Review the meaning of algebraic ideas (that is, the content of algebra) and mathematical thinking tools (the processes used in analyzing problems). Keep in mind questions (a), (b), and (c) as you watch the video.
Note 3
Groups: Work in small groups on Problems A1-A4. Share answers to Problem A4 especially, because recursive thinking is not necessarily something that first-grade teachers often consider in their teaching. The vocabulary (recursive) is not the important part here. The method of thinking recursively, however, is important for teachers to consider as students make sense of patterns.
Problem A1
Reflection on the three questions should include the ideas described below.

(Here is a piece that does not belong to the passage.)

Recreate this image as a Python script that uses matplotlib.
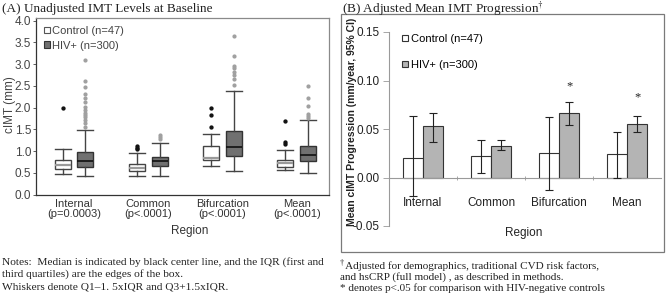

a. | The fundamental algebraic ideas (content) in this video are patterns that lead to functions and proportional reasoning. |
b. | The skills that the teacher expects students to demonstrate involve representing patterns with tallies, pictures, or charts to find relationships between numbers of people and numbers of feet or toes. |
c. | Students demonstrate their knowledge of the intended content by drawing pictures or tallies, or counting by twos or fives to answer questions about the relationships. |
Problem A2
Ms. Webber encourages students to use patterns to predict when she asks students to look at the table to answer questions such as the numbers of feet for six or 10 people.
Problem A3
Ms. Webber uses “doing and undoing” when she asks students to work backwards to find the number of people for 70 toes.
Problem A4
Ms. Webber uses recursive thinking when she encourages students to count by twos or fives to answer the questions.